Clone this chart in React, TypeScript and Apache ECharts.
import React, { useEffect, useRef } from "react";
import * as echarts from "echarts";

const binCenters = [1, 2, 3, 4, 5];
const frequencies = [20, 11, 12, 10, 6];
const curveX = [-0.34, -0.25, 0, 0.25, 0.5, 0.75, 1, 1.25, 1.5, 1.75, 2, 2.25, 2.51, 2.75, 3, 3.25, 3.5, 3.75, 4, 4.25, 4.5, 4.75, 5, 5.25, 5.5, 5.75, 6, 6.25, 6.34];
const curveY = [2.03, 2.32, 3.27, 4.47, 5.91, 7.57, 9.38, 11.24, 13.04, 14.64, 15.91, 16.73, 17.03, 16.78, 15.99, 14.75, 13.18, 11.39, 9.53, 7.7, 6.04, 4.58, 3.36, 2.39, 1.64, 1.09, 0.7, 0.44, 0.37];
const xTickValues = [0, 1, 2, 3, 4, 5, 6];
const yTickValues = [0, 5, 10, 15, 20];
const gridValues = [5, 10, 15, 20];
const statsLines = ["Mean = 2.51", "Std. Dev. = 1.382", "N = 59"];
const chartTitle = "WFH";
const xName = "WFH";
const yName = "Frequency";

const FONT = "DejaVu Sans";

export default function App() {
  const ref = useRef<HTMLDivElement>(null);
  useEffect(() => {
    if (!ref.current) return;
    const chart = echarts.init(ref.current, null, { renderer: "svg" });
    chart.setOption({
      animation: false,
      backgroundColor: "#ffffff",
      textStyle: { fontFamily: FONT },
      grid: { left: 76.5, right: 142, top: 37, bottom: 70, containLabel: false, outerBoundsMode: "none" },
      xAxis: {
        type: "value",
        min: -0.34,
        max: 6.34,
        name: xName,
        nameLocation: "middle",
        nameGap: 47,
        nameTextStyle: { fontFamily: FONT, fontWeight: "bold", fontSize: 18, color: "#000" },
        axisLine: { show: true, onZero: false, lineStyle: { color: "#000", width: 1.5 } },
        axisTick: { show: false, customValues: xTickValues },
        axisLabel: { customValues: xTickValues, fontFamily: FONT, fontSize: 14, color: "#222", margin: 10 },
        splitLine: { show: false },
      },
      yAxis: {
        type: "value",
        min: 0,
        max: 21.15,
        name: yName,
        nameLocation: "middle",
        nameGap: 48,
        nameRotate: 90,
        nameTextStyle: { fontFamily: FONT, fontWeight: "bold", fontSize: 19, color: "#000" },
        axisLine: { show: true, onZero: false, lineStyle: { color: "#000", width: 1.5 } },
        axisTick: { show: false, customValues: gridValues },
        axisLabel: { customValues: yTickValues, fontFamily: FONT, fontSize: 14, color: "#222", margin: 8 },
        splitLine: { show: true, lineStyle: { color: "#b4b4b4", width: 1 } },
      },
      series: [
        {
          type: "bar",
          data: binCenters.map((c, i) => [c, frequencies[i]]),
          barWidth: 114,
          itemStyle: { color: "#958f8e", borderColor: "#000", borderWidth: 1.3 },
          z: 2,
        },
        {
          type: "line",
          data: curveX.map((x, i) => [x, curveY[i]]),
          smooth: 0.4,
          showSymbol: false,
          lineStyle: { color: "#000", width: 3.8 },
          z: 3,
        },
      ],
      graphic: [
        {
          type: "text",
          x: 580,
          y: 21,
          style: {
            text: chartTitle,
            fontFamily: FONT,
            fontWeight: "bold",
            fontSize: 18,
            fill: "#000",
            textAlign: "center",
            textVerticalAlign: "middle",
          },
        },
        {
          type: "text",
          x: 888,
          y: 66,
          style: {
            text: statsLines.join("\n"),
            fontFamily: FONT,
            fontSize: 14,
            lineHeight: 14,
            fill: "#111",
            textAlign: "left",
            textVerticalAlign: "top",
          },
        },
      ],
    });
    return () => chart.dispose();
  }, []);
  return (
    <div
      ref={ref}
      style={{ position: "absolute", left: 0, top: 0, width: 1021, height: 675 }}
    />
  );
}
**********
- **What is needed**: Reproduce the material above without altering a single character.

- **Written response**:
Clone this chart in React, TypeScript and Apache ECharts.
import React, { useEffect, useRef } from "react";
import * as echarts from "echarts";

const binCenters = [1, 2, 3, 4, 5];
const frequencies = [20, 11, 12, 10, 6];
const curveX = [-0.34, -0.25, 0, 0.25, 0.5, 0.75, 1, 1.25, 1.5, 1.75, 2, 2.25, 2.51, 2.75, 3, 3.25, 3.5, 3.75, 4, 4.25, 4.5, 4.75, 5, 5.25, 5.5, 5.75, 6, 6.25, 6.34];
const curveY = [2.03, 2.32, 3.27, 4.47, 5.91, 7.57, 9.38, 11.24, 13.04, 14.64, 15.91, 16.73, 17.03, 16.78, 15.99, 14.75, 13.18, 11.39, 9.53, 7.7, 6.04, 4.58, 3.36, 2.39, 1.64, 1.09, 0.7, 0.44, 0.37];
const xTickValues = [0, 1, 2, 3, 4, 5, 6];
const yTickValues = [0, 5, 10, 15, 20];
const gridValues = [5, 10, 15, 20];
const statsLines = ["Mean = 2.51", "Std. Dev. = 1.382", "N = 59"];
const chartTitle = "WFH";
const xName = "WFH";
const yName = "Frequency";

const FONT = "DejaVu Sans";

export default function App() {
  const ref = useRef<HTMLDivElement>(null);
  useEffect(() => {
    if (!ref.current) return;
    const chart = echarts.init(ref.current, null, { renderer: "svg" });
    chart.setOption({
      animation: false,
      backgroundColor: "#ffffff",
      textStyle: { fontFamily: FONT },
      grid: { left: 76.5, right: 142, top: 37, bottom: 70, containLabel: false, outerBoundsMode: "none" },
      xAxis: {
        type: "value",
        min: -0.34,
        max: 6.34,
        name: xName,
        nameLocation: "middle",
        nameGap: 47,
        nameTextStyle: { fontFamily: FONT, fontWeight: "bold", fontSize: 18, color: "#000" },
        axisLine: { show: true, onZero: false, lineStyle: { color: "#000", width: 1.5 } },
        axisTick: { show: false, customValues: xTickValues },
        axisLabel: { customValues: xTickValues, fontFamily: FONT, fontSize: 14, color: "#222", margin: 10 },
        splitLine: { show: false },
      },
      yAxis: {
        type: "value",
        min: 0,
        max: 21.15,
        name: yName,
        nameLocation: "middle",
        nameGap: 48,
        nameRotate: 90,
        nameTextStyle: { fontFamily: FONT, fontWeight: "bold", fontSize: 19, color: "#000" },
        axisLine: { show: true, onZero: false, lineStyle: { color: "#000", width: 1.5 } },
        axisTick: { show: false, customValues: gridValues },
        axisLabel: { customValues: yTickValues, fontFamily: FONT, fontSize: 14, color: "#222", margin: 8 },
        splitLine: { show: true, lineStyle: { color: "#b4b4b4", width: 1 } },
      },
      series: [
        {
          type: "bar",
          data: binCenters.map((c, i) => [c, frequencies[i]]),
          barWidth: 114,
          itemStyle: { color: "#958f8e", borderColor: "#000", borderWidth: 1.3 },
          z: 2,
        },
        {
          type: "line",
          data: curveX.map((x, i) => [x, curveY[i]]),
          smooth: 0.4,
          showSymbol: false,
          lineStyle: { color: "#000", width: 3.8 },
          z: 3,
        },
      ],
      graphic: [
        {
          type: "text",
          x: 580,
          y: 21,
          style: {
            text: chartTitle,
            fontFamily: FONT,
            fontWeight: "bold",
            fontSize: 18,
            fill: "#000",
            textAlign: "center",
            textVerticalAlign: "middle",
          },
        },
        {
          type: "text",
          x: 888,
          y: 66,
          style: {
            text: statsLines.join("\n"),
            fontFamily: FONT,
            fontSize: 14,
            lineHeight: 14,
            fill: "#111",
            textAlign: "left",
            textVerticalAlign: "top",
          },
        },
      ],
    });
    return () => chart.dispose();
  }, []);
  return (
    <div
      ref={ref}
      style={{ position: "absolute", left: 0, top: 0, width: 1021, height: 675 }}
    />
  );
}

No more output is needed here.